Embracing the midlife crisis

When realisation sets in that we have limited time left on earth, what we once took for granted we suddenly want to grasp with both hands. Some people might want the fast car, the big house and fancy holidays perhaps to demonstrate their life's material successes, while for others it's their experiences, physical wellbeing and state of mind that really matter.

This sudden awareness that time is passing by can start to stir negative emotions and thoughts of worry and fear as you begin to questions your current situation and your achievements in life. You might find yourself asking:

  • "Am I where I want to be in my career?"
  • "Will I ever travel to my dream destinations?"
  • "Have I made a positive impact on the world?"
  • "Will I finish my book that I started writing?"

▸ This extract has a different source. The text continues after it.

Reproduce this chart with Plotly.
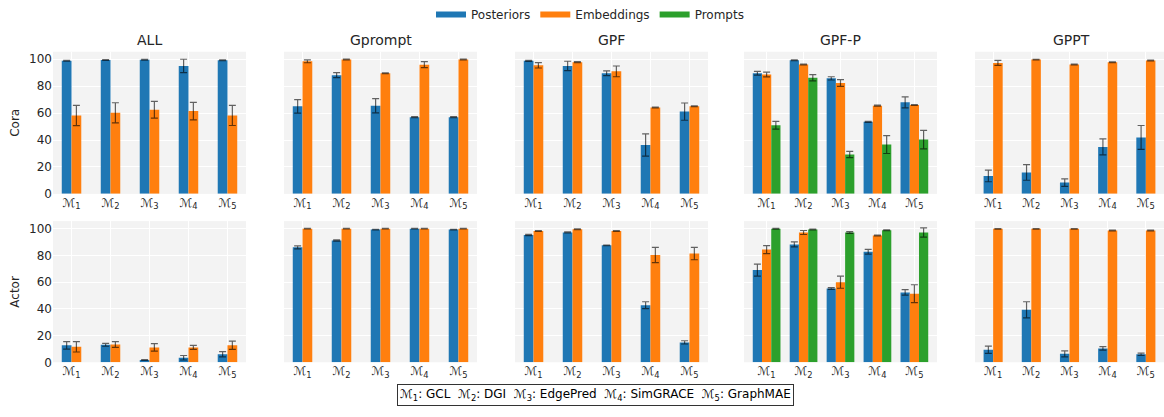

Questions such as these might trigger the sudden urge to make a wish list of everything you want to achieve by the time you've reached a certain age. All the things you've thought about doing but never got round to, could start to occupy your mind more often. It's this sense of urgency to get things done that is often recognised as a midlife crisis. Also, as the physical signs of ageing start to show, it can be quite a traumatic time for some people who are afraid of their health deteriorating or losing their looks.

With all these worries suddenly being at the forefront of the mind, it's not a surprise that getting older can have an impact on both physical and mental health, so it's essential to put things into place that will ease the anxiety and stress.

How to embrace your midlife crisis

It's important to recognise the difference between the things we can and can't change and to make sure that we let go of any unnecessary worry for the latter. Write down everything that is a concern to you then decide whether you can do anything about them. If not, then try to let go of any negative feelings and only focus on what you can change. As you focus on what you do want to achieve, you'll start to worry less. 

  • By practising gratitude, you'll focus less on the negatives
  • Taking up a new hobby can introduce you to like-minded people of a similar age.
  • Mindful meditation is a great way to reduce symptoms of stress and depression and increase concentration. Harvard Health published an article which stated that: "depression continues to be a major health issue for older adults. It affects about 20% of adults ages 65 and older, and regular depression can lead to higher risks for heart disease and death from illnesses. It also affects people's daily lives by making them more socially isolated and affecting cognitive function, especially memory. "
  • Enjoying some form of regular exercise, such as walking, swimming or aerobics is a great boost for both mental and physical health and can slow down the affects of aging.